Metadata-Version: 2.1
Name: asynctb
Version: 0.0.0a0
Summary: Traceback utilities for async programming in Python
Home-page: https://github.com/oremanj/asynctb
Author: Joshua Oreman
Author-email: oremanj@gmail.com
License: MIT -or- Apache License 2.0
Keywords: async,debugging,trio,asyncio
Platform: UNKNOWN
Classifier: License :: OSI Approved :: MIT License
Classifier: License :: OSI Approved :: Apache Software License
Classifier: Operating System :: POSIX :: Linux
Classifier: Operating System :: MacOS :: MacOS X
Classifier: Operating System :: Microsoft :: Windows
Classifier: Programming Language :: Python :: 3 :: Only
Classifier: Programming Language :: Python :: Implementation :: CPython
Classifier: Programming Language :: Python :: Implementation :: PyPy
Classifier: Development Status :: 3 - Alpha
Classifier: Intended Audience :: Developers
Requires-Python: >=3.6
License-File: LICENSE
License-File: LICENSE.APACHE2
License-File: LICENSE.MIT

asynctb: stack introspection for Python async programming
=========================================================

``asynctb`` is a library that helps you get tracebacks of parts of your
running Python program. It was originally designed with async tasks in
mind (thus the name), but also has some support for threads, greenlets,
and ordinary synchronous code. It is loosely affiliated with the `Trio
<https://trio.readthedocs.io/>`__ async framework, and shares Trio's
obsessive focus on usability and correctness. You don't have to use it
with Trio, though; its only package dependency is
`attrs <https://www.attrs.org/>`__.

This is mostly intended as a building block for other debugging and
introspection tools. You can use it directly, but there's only
rudimentary support for end-user-facing niceties such as
pretty-printed output. On the other hand, the core logic is
extremely flexible:

* Tracebacks can be extracted for generators (regular and async),
  coroutine objects, greenlets, threads, and ranges of frame objects.

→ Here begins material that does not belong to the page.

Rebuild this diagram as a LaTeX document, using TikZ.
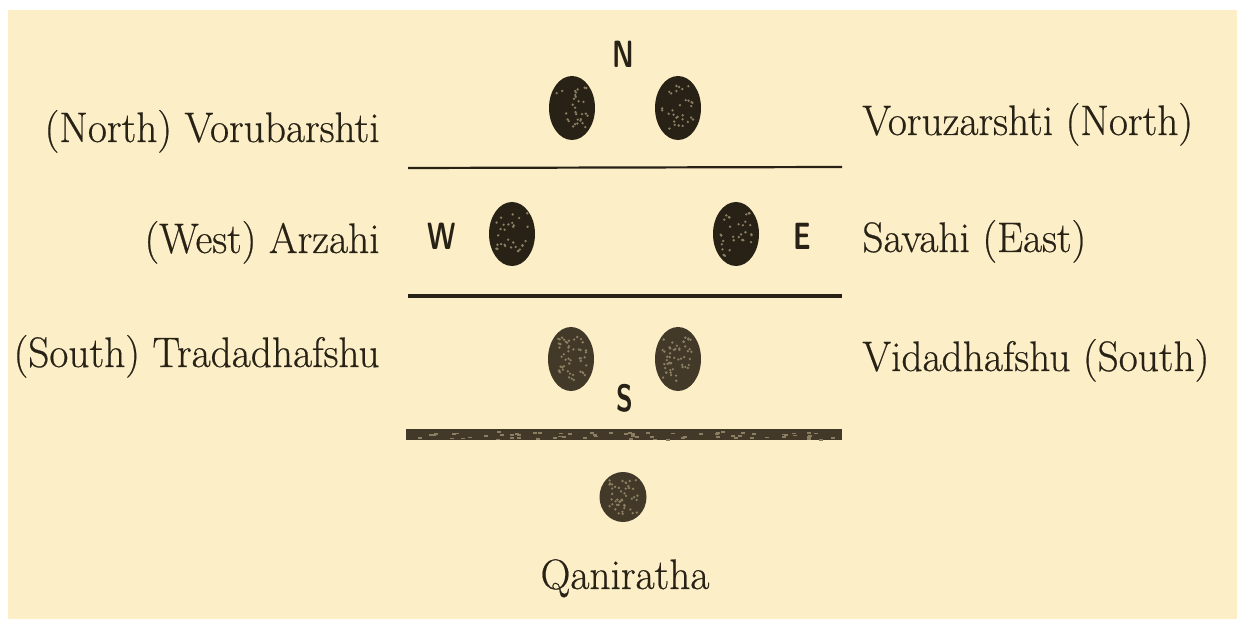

* Other awaitables can be handled by defining an "unwrapper", which
  takes an awaitable of that type and returns a coroutine or generator.
  Several are supported out of the box, for async generator ``asend()``
  and ``athrow()`` methods and ``coroutine_wrapper`` objects.
  Third-party packages can add more.

* Tracebacks can include information about what context managers are
  active in each frame, including references to the context manager
  objects themselves. For example, this can be used to draw a
  detailed Trio task tree. The logic knows how to look inside
  ``@contextmanager``, ``ExitStack``, and their async equivalents
  (both those in the stdlib and their popular backports in
  ``async_generator`` and ``async_exit_stack``).
  Third-party packages can define context manager unwrappers too.

* There are a number of customization points allowing third-party
  packages to specify that some of their functions and/or those
  functions' callees should be excluded from ``asynctb`` tracebacks,
  or should incorporate the traceback of another object that
  ``asynctb`` knows how to handle. For example, the traceback of a
  Trio task blocked in ``trio.to_thread.run_sync()`` could cover the
  code that's running in the thread as well.

And of course, if you want to disable all of this and just have a
version of ``inspect.stack()`` that takes a coroutine object, you can.

``asynctb`` requires Python 3.6 or later. It is tested with CPython
(every minor version through 3.10-dev) and PyPy, on Linux, Windows,
and macOS. It will probably work on other operating systems.
Basic features will work on other interpreters, but the context
manager decoding will be less intelligent, and won't work at all
without a usable ``gc.get_referents()``.

This is still in development. It has full test coverage, but
will likely undergo some incompatible API changes before an initial
release. Documentation is also currently light. Watch this space!